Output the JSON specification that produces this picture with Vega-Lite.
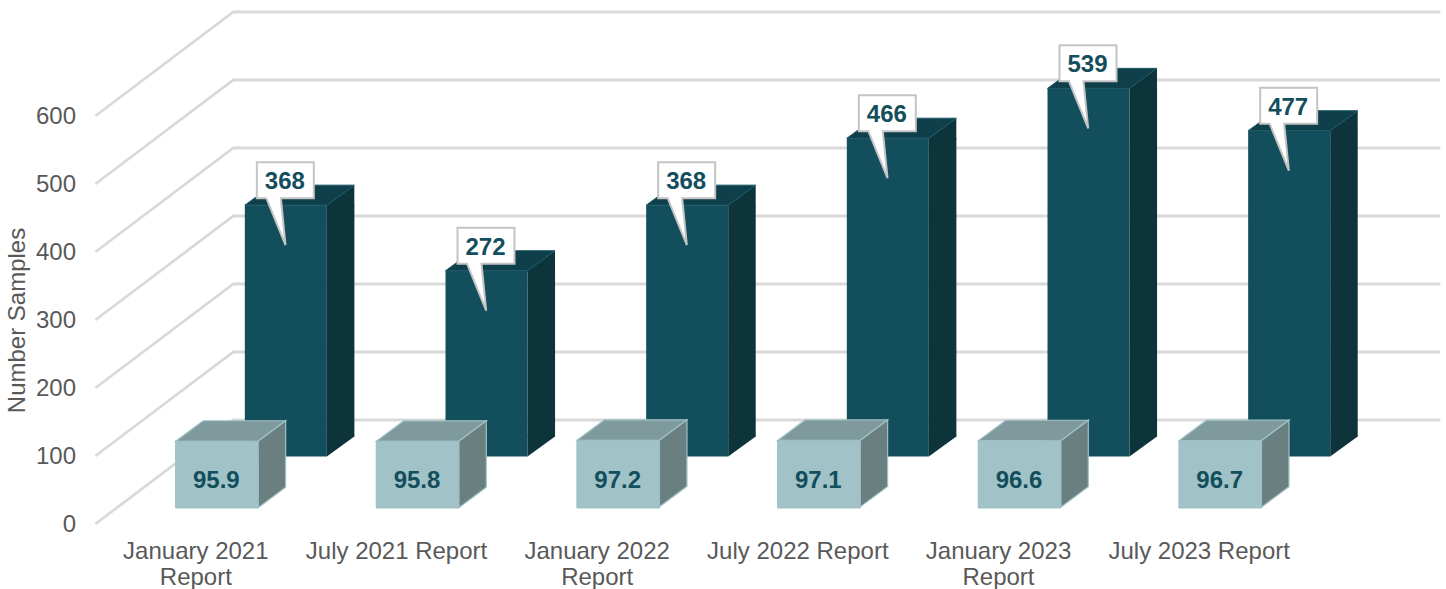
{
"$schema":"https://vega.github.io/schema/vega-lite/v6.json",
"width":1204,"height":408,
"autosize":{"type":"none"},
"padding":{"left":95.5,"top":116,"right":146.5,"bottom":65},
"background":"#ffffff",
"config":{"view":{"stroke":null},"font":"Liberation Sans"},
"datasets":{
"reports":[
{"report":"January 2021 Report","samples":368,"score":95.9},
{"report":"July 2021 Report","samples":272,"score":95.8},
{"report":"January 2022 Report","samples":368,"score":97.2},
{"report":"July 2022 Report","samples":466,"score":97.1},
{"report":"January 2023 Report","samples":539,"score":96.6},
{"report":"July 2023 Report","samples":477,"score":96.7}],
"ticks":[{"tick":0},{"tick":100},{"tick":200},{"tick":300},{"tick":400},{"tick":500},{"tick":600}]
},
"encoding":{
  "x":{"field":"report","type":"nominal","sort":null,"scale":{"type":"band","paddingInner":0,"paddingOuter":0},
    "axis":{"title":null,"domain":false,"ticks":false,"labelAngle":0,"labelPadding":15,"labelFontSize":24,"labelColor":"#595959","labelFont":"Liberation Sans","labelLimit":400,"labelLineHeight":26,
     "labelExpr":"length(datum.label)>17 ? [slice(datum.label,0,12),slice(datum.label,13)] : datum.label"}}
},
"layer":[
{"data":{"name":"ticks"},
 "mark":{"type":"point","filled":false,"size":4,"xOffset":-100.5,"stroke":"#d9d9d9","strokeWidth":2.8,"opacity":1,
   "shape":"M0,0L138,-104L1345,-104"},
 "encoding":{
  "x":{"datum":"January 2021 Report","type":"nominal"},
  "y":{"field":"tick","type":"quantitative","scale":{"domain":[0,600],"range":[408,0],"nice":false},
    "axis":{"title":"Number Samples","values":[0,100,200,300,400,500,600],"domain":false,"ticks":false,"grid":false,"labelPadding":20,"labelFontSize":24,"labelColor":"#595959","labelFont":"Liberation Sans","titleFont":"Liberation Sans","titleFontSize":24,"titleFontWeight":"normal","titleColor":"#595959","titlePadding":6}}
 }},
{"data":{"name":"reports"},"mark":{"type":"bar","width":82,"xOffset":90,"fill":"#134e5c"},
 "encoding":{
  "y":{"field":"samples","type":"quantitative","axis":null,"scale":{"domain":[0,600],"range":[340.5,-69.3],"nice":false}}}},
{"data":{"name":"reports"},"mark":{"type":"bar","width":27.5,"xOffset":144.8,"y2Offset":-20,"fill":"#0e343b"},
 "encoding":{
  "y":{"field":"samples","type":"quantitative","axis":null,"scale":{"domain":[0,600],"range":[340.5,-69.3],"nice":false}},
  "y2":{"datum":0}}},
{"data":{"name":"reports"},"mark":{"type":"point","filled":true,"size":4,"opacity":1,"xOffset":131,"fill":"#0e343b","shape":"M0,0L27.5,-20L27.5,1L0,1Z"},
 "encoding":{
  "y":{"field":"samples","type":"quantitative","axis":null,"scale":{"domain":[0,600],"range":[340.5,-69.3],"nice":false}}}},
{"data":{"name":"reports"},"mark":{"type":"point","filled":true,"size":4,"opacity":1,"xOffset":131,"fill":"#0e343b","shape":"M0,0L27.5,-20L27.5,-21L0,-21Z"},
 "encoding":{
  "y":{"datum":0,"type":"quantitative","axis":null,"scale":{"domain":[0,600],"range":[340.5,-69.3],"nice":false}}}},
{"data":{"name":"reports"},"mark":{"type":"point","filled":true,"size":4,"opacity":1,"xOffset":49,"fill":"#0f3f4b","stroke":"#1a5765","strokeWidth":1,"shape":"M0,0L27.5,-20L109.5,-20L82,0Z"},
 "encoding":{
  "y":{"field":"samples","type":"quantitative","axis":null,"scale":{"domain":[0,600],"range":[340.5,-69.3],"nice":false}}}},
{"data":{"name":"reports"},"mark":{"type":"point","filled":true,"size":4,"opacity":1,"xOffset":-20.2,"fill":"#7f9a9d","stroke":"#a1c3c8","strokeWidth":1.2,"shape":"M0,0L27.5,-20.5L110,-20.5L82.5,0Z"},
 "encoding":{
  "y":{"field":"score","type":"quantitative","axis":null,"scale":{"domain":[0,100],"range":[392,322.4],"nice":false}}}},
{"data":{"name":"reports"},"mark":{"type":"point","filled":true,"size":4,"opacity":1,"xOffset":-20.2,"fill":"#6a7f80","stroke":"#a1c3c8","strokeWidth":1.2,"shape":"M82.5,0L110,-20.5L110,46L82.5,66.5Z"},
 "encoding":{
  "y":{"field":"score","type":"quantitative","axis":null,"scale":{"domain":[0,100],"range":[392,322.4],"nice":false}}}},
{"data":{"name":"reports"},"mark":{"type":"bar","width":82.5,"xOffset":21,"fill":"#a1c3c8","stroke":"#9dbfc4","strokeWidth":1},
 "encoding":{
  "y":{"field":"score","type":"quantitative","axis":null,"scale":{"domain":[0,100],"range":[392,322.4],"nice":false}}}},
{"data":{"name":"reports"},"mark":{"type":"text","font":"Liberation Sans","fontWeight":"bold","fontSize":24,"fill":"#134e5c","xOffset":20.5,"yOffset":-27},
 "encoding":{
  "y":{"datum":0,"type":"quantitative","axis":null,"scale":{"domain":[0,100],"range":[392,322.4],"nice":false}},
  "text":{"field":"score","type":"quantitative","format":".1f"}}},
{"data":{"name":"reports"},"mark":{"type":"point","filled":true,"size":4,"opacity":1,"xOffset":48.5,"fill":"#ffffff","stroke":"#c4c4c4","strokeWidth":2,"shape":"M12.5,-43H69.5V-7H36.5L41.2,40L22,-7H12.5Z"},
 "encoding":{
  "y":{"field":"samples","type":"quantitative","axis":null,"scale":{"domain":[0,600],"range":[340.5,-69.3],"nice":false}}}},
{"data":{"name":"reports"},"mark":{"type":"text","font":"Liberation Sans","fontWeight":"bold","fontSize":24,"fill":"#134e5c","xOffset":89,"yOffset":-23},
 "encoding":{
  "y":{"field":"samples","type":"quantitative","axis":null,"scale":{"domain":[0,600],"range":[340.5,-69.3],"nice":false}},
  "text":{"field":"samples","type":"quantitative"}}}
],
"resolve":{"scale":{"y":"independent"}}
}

•••

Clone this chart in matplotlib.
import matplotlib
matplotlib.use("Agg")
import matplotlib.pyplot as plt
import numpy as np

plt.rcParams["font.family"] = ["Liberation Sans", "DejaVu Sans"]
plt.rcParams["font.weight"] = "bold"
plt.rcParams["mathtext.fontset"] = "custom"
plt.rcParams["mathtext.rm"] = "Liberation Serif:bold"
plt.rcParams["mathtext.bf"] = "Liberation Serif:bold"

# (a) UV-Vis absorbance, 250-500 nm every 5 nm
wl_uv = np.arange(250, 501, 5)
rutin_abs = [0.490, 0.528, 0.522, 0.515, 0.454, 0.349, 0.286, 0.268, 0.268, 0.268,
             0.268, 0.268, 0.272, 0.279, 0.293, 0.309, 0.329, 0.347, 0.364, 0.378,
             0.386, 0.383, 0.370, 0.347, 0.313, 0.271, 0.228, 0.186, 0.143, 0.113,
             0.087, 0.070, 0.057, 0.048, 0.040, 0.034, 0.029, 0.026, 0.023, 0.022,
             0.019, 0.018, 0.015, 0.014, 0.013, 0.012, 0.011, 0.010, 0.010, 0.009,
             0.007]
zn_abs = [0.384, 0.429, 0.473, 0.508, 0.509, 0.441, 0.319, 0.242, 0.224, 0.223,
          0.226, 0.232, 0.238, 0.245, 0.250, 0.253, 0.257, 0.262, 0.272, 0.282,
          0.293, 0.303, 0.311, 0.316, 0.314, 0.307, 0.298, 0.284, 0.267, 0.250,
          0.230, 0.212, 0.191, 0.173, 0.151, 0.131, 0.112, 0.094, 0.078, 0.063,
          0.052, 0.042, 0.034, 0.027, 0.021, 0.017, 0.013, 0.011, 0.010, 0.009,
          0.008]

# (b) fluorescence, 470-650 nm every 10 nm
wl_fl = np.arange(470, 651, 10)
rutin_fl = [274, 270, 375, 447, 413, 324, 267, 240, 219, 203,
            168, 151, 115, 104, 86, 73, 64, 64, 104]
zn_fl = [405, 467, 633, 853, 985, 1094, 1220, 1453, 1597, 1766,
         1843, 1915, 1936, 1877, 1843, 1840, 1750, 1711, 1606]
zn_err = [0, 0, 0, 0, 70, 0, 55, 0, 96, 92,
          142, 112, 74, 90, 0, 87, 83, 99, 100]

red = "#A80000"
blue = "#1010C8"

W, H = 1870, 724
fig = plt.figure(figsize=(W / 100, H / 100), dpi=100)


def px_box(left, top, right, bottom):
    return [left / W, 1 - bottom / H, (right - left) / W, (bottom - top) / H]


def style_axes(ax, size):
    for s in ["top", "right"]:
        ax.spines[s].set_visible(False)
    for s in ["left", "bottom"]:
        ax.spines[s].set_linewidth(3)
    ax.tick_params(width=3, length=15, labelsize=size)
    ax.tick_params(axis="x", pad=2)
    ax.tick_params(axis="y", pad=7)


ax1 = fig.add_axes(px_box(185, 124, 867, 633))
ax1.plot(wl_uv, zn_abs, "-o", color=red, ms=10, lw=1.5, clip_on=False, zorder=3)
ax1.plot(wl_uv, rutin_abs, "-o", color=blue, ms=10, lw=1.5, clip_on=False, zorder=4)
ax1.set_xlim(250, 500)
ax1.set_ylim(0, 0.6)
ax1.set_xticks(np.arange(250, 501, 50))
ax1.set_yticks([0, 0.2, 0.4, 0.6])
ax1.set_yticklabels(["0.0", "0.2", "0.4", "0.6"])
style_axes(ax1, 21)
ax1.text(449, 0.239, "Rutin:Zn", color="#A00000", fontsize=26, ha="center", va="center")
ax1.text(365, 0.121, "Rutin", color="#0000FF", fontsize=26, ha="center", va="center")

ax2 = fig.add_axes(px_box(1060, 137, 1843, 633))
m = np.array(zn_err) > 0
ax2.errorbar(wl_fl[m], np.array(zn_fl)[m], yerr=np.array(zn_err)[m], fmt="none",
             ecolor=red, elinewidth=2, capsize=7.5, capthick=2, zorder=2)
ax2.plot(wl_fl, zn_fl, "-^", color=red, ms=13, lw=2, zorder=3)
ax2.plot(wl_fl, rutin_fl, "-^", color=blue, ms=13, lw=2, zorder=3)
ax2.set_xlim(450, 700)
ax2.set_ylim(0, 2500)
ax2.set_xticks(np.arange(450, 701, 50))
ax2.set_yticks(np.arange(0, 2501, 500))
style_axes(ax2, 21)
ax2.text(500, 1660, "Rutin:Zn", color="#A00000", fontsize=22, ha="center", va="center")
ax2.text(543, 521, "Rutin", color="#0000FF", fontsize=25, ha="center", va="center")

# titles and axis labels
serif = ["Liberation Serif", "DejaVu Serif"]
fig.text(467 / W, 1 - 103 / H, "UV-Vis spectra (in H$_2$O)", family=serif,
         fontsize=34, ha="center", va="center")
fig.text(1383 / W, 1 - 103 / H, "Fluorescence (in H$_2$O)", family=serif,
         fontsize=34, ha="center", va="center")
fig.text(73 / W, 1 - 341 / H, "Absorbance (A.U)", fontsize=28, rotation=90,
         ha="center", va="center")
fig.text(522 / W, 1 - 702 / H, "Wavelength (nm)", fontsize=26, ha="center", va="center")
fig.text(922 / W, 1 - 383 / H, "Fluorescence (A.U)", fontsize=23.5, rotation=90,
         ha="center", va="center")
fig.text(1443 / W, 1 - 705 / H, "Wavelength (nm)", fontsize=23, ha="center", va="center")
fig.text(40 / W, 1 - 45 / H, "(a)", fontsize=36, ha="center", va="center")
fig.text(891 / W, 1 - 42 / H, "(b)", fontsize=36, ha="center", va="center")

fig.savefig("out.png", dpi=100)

•••

Begin with the line that has "Clone this chart in matplotlib." in the listing above and end after the line that has "return [left /"; output those lines exactly.

## Exercise answer
Clone this chart in matplotlib.
import matplotlib
matplotlib.use("Agg")
import matplotlib.pyplot as plt
import numpy as np

plt.rcParams["font.family"] = ["Liberation Sans", "DejaVu Sans"]
plt.rcParams["font.weight"] = "bold"
plt.rcParams["mathtext.fontset"] = "custom"
plt.rcParams["mathtext.rm"] = "Liberation Serif:bold"
plt.rcParams["mathtext.bf"] = "Liberation Serif:bold"

# (a) UV-Vis absorbance, 250-500 nm every 5 nm
wl_uv = np.arange(250, 501, 5)
rutin_abs = [0.490, 0.528, 0.522, 0.515, 0.454, 0.349, 0.286, 0.268, 0.268, 0.268,
             0.268, 0.268, 0.272, 0.279, 0.293, 0.309, 0.329, 0.347, 0.364, 0.378,
             0.386, 0.383, 0.370, 0.347, 0.313, 0.271, 0.228, 0.186, 0.143, 0.113,
             0.087, 0.070, 0.057, 0.048, 0.040, 0.034, 0.029, 0.026, 0.023, 0.022,
             0.019, 0.018, 0.015, 0.014, 0.013, 0.012, 0.011, 0.010, 0.010, 0.009,
             0.007]
zn_abs = [0.384, 0.429, 0.473, 0.508, 0.509, 0.441, 0.319, 0.242, 0.224, 0.223,
          0.226, 0.232, 0.238, 0.245, 0.250, 0.253, 0.257, 0.262, 0.272, 0.282,
          0.293, 0.303, 0.311, 0.316, 0.314, 0.307, 0.298, 0.284, 0.267, 0.250,
          0.230, 0.212, 0.191, 0.173, 0.151, 0.131, 0.112, 0.094, 0.078, 0.063,
          0.052, 0.042, 0.034, 0.027, 0.021, 0.017, 0.013, 0.011, 0.010, 0.009,
          0.008]

# (b) fluorescence, 470-650 nm every 10 nm
wl_fl = np.arange(470, 651, 10)
rutin_fl = [274, 270, 375, 447, 413, 324, 267, 240, 219, 203,
            168, 151, 115, 104, 86, 73, 64, 64, 104]
zn_fl = [405, 467, 633, 853, 985, 1094, 1220, 1453, 1597, 1766,
         1843, 1915, 1936, 1877, 1843, 1840, 1750, 1711, 1606]
zn_err = [0, 0, 0, 0, 70, 0, 55, 0, 96, 92,
          142, 112, 74, 90, 0, 87, 83, 99, 100]

red = "#A80000"
blue = "#1010C8"

W, H = 1870, 724
fig = plt.figure(figsize=(W / 100, H / 100), dpi=100)


def px_box(left, top, right, bottom):
    return [left / W, 1 - bottom / H, (right - left) / W, (bottom - top) / H]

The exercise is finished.